--- Start ---

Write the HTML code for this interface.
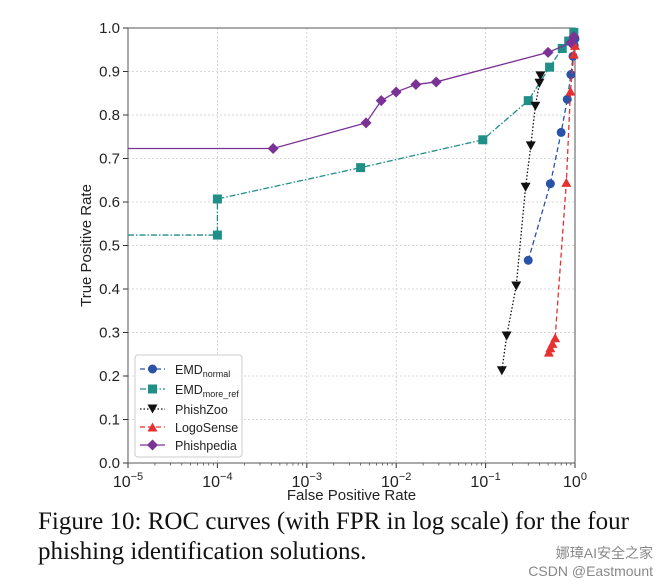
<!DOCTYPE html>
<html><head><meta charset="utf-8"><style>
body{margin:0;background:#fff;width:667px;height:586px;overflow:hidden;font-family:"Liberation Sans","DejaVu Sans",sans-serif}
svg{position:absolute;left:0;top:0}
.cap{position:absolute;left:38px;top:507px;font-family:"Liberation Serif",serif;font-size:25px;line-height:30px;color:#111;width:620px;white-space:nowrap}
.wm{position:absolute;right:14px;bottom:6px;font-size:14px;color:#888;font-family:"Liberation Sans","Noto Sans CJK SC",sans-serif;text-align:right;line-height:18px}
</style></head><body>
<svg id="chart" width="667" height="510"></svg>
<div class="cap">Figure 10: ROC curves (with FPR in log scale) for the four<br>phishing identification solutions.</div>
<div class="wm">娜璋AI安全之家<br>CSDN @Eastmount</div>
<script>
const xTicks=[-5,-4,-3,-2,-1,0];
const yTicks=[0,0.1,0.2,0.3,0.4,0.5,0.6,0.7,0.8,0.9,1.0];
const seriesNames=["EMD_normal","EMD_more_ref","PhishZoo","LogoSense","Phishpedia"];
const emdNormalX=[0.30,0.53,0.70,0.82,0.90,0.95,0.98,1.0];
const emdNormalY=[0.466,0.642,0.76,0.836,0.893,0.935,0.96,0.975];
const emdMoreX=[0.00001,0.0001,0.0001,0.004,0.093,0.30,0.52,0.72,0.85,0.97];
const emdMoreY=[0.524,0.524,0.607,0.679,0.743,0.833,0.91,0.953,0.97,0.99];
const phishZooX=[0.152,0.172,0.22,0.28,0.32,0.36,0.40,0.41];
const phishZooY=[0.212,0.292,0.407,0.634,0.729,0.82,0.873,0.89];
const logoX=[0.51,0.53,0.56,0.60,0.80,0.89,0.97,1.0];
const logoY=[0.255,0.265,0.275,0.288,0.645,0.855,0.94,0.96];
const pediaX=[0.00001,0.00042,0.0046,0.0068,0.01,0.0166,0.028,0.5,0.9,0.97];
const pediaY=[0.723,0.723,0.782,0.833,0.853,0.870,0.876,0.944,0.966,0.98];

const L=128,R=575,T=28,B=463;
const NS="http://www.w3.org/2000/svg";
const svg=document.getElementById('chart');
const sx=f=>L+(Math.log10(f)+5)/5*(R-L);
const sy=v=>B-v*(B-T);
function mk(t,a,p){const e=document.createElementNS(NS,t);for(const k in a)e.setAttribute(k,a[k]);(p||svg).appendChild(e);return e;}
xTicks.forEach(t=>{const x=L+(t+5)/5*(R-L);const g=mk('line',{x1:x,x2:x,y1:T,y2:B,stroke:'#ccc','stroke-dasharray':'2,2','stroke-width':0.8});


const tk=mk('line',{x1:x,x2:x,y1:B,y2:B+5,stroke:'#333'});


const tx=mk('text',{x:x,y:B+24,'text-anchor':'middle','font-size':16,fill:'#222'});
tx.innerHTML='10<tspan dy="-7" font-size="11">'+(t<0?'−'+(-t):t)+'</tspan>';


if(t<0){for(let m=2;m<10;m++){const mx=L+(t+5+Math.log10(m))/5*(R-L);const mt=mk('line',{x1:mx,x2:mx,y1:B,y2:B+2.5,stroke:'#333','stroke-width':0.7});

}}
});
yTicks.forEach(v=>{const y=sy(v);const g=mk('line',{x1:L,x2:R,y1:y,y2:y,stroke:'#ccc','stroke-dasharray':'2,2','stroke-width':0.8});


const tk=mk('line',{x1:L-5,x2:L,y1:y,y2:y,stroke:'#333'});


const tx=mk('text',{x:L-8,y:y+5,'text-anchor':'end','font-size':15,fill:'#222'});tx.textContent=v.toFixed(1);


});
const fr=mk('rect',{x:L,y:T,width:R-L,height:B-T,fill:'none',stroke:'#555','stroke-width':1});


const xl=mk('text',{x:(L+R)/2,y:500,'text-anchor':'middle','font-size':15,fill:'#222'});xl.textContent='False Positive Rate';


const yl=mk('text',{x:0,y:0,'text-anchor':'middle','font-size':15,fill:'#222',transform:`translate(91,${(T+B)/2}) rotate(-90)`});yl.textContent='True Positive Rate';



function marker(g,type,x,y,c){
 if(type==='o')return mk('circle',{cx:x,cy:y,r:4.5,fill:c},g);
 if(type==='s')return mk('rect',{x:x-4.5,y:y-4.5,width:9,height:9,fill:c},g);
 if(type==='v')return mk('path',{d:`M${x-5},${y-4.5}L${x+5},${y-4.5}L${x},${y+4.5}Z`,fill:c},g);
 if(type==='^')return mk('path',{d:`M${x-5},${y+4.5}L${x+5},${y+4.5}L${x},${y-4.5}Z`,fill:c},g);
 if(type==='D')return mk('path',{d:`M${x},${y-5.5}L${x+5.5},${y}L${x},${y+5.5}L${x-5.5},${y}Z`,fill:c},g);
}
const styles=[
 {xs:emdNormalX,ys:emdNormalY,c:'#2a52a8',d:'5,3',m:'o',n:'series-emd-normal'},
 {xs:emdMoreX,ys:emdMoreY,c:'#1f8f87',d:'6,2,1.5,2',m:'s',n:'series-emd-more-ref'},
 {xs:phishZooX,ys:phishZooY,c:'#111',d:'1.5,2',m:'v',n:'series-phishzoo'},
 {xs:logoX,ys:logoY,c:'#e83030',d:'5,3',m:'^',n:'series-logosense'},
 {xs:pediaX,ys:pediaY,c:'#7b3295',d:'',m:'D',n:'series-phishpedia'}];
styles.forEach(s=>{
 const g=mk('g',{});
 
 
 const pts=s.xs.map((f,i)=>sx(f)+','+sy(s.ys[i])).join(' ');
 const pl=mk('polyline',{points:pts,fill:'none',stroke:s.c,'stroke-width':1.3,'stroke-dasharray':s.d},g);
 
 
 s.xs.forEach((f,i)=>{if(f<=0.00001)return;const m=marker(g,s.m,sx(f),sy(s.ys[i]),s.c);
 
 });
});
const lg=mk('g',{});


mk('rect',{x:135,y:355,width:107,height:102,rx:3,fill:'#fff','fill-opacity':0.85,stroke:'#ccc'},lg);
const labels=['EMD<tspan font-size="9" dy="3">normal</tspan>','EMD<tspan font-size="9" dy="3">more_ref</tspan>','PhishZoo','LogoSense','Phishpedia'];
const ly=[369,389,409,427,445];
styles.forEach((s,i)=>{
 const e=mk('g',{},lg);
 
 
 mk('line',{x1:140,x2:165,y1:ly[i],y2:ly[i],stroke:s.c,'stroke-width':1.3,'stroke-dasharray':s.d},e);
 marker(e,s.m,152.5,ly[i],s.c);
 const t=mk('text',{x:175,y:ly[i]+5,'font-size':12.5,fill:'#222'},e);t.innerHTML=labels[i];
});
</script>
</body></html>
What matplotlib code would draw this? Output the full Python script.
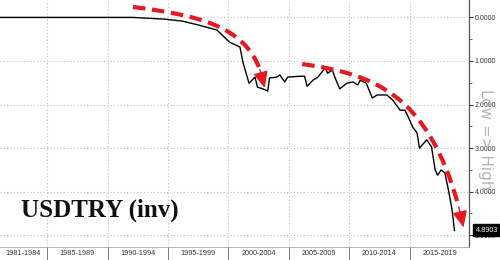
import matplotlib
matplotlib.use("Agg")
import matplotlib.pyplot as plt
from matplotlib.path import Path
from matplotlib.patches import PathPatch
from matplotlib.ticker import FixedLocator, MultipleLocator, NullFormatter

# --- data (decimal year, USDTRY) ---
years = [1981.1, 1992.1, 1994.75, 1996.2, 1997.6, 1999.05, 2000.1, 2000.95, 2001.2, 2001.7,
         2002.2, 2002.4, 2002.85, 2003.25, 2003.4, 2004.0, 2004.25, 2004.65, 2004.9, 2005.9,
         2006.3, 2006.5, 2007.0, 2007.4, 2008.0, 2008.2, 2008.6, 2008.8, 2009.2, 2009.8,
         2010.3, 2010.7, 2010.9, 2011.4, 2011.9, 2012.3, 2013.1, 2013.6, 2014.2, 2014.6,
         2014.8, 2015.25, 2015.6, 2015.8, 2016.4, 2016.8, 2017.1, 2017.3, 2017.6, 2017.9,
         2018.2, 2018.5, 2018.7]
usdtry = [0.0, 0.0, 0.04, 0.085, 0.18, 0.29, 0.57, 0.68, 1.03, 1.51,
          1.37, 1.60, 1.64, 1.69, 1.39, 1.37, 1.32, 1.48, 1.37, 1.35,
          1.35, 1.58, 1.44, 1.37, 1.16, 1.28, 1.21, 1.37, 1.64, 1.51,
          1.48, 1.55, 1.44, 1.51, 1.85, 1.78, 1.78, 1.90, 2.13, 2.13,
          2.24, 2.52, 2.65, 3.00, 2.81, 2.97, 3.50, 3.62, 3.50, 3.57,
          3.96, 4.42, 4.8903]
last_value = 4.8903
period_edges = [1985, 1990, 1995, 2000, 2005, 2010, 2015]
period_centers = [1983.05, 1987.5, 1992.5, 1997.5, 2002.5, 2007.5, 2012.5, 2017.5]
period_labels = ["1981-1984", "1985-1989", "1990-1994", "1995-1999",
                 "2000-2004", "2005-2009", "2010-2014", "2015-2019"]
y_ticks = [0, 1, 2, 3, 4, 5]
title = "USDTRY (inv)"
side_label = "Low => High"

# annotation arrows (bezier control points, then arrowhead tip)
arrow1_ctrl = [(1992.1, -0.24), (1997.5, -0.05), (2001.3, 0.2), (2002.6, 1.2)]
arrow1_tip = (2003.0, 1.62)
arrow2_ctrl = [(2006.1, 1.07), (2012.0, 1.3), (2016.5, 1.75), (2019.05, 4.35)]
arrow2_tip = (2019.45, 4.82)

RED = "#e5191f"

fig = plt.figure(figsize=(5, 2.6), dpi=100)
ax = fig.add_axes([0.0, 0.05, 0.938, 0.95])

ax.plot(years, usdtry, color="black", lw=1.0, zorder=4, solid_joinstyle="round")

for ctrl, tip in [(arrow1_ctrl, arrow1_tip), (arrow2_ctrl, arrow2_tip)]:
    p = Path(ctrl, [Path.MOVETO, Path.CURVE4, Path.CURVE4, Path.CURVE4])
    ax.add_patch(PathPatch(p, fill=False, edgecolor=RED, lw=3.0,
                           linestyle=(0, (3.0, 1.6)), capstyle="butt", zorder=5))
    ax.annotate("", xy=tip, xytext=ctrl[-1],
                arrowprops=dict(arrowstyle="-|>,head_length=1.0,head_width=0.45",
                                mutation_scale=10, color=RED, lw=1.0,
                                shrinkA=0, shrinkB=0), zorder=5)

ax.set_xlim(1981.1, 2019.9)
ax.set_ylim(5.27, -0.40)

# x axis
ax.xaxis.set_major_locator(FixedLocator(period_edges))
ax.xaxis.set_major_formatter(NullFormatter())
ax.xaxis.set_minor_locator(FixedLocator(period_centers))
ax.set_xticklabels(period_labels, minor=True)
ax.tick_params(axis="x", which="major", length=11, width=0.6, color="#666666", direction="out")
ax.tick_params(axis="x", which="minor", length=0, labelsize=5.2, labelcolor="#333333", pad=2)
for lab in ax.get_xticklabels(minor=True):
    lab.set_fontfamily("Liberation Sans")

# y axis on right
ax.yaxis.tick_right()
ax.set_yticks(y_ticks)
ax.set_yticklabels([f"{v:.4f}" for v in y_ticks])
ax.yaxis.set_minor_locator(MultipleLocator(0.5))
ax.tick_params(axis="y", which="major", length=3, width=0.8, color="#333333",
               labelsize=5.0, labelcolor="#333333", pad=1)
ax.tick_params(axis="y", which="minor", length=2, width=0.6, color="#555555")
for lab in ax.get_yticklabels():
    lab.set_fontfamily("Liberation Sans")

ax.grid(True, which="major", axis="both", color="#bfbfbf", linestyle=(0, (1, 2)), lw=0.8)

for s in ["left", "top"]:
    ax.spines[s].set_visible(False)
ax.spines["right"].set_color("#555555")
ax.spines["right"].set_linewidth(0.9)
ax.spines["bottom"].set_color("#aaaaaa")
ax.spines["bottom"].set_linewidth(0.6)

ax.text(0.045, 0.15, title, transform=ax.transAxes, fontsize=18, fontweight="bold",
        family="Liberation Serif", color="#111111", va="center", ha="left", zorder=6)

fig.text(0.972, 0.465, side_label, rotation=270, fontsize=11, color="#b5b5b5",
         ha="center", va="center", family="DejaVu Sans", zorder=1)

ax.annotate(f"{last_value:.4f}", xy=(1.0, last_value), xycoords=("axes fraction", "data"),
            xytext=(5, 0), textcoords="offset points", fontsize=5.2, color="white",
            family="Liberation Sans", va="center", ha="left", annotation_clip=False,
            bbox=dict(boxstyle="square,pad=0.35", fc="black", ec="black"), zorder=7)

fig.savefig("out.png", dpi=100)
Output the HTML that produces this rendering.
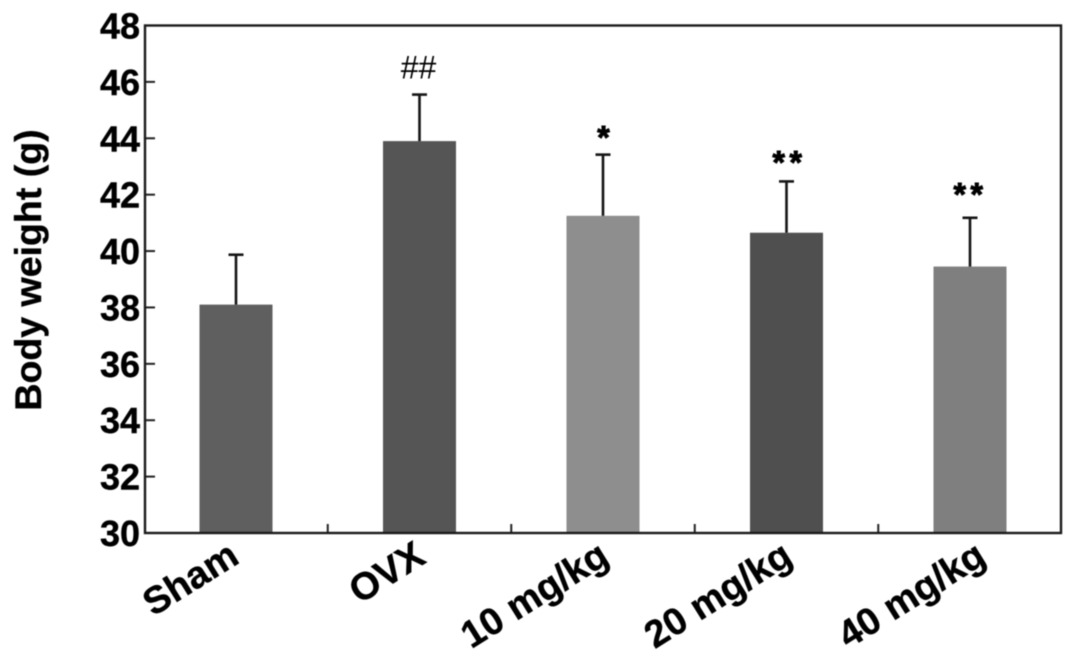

--- End ---

§ **GOAL**:
Check every line of the data above for the string "script", and copy those that have it.

§ **THE RESPONSE**:
<script>
</script>
What matplotlib code would draw this? Output the full Python script.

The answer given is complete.